De ce fait, la plupart des citations que nous produisons proviennent d’ouvrages russes non traduits. Pour ne pas alourdir l’apparat critique de notre travail, toutes les références d’ouvrage sont données dans les notes en traduction française, avec la mention du lieu russe d’édition (en général Moscou, ou Saint-Pétersbourg/Petrograd/Leningrad). Le titre original russe et les références complètes de l’édition russe figurent dans la bibliographie au nom de l’auteur donné sous une forme francisée (Stanislavski et non Stanislavskij, Vakhtangov et non Vahtangov, Soulerjitski et non Suleržickij), là aussi dans un souci de clarté, conforme à l’usage de notre langue.
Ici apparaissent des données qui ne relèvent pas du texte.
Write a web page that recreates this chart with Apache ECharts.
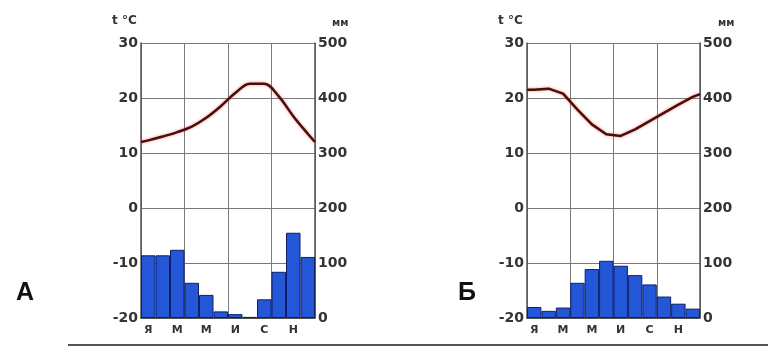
<!DOCTYPE html>
<html><head><meta charset="utf-8">
<script src="https://cdn.jsdelivr.net/npm/echarts@6/dist/echarts.min.js"></script>
<style>html,body{margin:0;padding:0;background:#fff}#c{width:768px;height:359px}</style>
</head><body><div id="c"></div>
<script>
const months = ['Я','Ф','М','А','М','И','И','А','С','О','Н','Д'];
const tempTicks = [-20,-10,0,10,20,30];
const precTicks = [0,100,200,300,400,500];
// Climate A
const precipA = [114,114,124,64,42,12,7,2,34,84,155,111];
const tempA = [12.3,13.0,13.8,14.8,16.4,18.5,20.9,22.6,22.6,20.3,16.7,13.5];
const tempAEdges = [12.0,12.0];
// Climate B
const precipB = [20,13,19,64,89,104,95,78,61,39,26,17];
const tempB = [21.5,21.7,20.8,17.9,15.2,13.4,13.1,14.3,15.8,17.3,18.8,20.2];
const tempBEdges = [21.5,20.7];

function linePts(t, e){
  const p=[[0,e[0]]];
  t.forEach((v,i)=>p.push([i+0.5,v]));
  p.push([12,e[1]]);
  return p;
}
const F='DejaVu Sans';
const lab={fontFamily:F,fontWeight:'bold',fontSize:14,color:'#333'};
const grids=[{left:141,top:43,width:174,height:275},{left:527,top:43,width:173,height:275}];
const xAxis=[],yAxis=[],series=[];
[[precipA,tempA,tempAEdges,false],[precipB,tempB,tempBEdges,true]].forEach((d,g)=>{
  xAxis.push({type:'category',gridIndex:g,data:months,boundaryGap:true,
    axisLine:{show:true,onZero:false,lineStyle:{color:'#444',width:1.5}},axisTick:{show:false},
    axisLabel:{interval:1,fontFamily:F,fontWeight:'bold',fontSize:11,color:'#333',margin:7},
    splitLine:{show:false}});
  xAxis.push({type:'value',gridIndex:g,min:0,max:12,interval:3,show:true,
    axisLine:{show:false},axisTick:{show:false},axisLabel:{show:false},
    splitLine:{show:true,lineStyle:{color:'#7a7a7a',width:1}}});
  yAxis.push({type:'value',gridIndex:g,min:-20,max:30,interval:10,position:'left',
    axisLine:{show:true,onZero:false,lineStyle:{color:'#555',width:1.5}},axisTick:{show:false},
    axisLabel:Object.assign({margin:3},lab),
    splitLine:{show:true,lineStyle:{color:'#7a7a7a',width:1}}});
  yAxis.push({type:'value',gridIndex:g,min:0,max:500,interval:100,position:'right',
    axisLine:{show:true,onZero:false,lineStyle:{color:'#555',width:1.5}},axisTick:{show:false},
    axisLabel:Object.assign({margin:3},lab),splitLine:{show:false}});
  series.push({type:'bar',xAxisIndex:2*g,yAxisIndex:2*g+1,data:d[0],barWidth:'100%',
    itemStyle:{color:'#2457d8',borderColor:'#0e1f6a',borderWidth:1},z:3});
  series.push({type:'line',xAxisIndex:2*g+1,yAxisIndex:2*g,data:linePts(d[1],d[2]),
    smooth:d[3]?false:0.35,showSymbol:false,
    lineStyle:{color:'#4a0d0a',width:2.5,shadowColor:'rgba(230,90,90,0.7)',shadowBlur:3},z:4});
});
const chart=echarts.init(document.getElementById('c'),null,{renderer:'canvas'});
chart.setOption({animation:false,grid:grids,xAxis,yAxis,series,
  graphic:[
    {type:'text',left:112,top:15,style:{text:'t °C',font:'bold 12px "DejaVu Sans"',fill:'#333'}},
    {type:'text',left:332,top:18,style:{text:'мм',font:'bold 10px "DejaVu Sans"',fill:'#333'}},
    {type:'text',left:498,top:15,style:{text:'t °C',font:'bold 12px "DejaVu Sans"',fill:'#333'}},
    {type:'text',left:718,top:18,style:{text:'мм',font:'bold 10px "DejaVu Sans"',fill:'#333'}},
    {type:'text',left:16,top:281,style:{text:'А',font:'bold 25px "Liberation Sans"',fill:'#111'}},
    {type:'text',left:458,top:281,style:{text:'Б',font:'bold 25px "Liberation Sans"',fill:'#111'}},
    {type:'line',shape:{x1:68,y1:345,x2:768,y2:345},style:{stroke:'#555',lineWidth:2}}
  ]});
</script></body></html>
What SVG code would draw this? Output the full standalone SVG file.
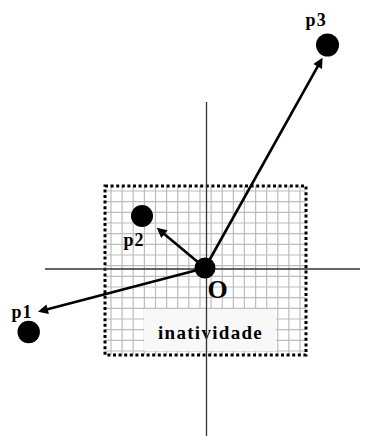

Les noms communs russes des notions qui émaillent notre recherche sont traduits et donnés en transcription. Dans les annexes et les citations, certains termes importants sont donnés entre crochets droits pour signaler une particularité ou la manière dont nous traduisons une notion importante. La traduction de la terminologie est une recherche en évolution qu’il n’est pas toujours utile de clore. Nous ne répugnons pas ainsi à traduire de façon différente des notions importantes, car les textes engagent parfois des contextes différents et la pluralité raisonnée des traductions peut, dans certains cas, libérer du sens. Nous indiquons, dans ce cas, la notion russe correspondante entre crochets droits.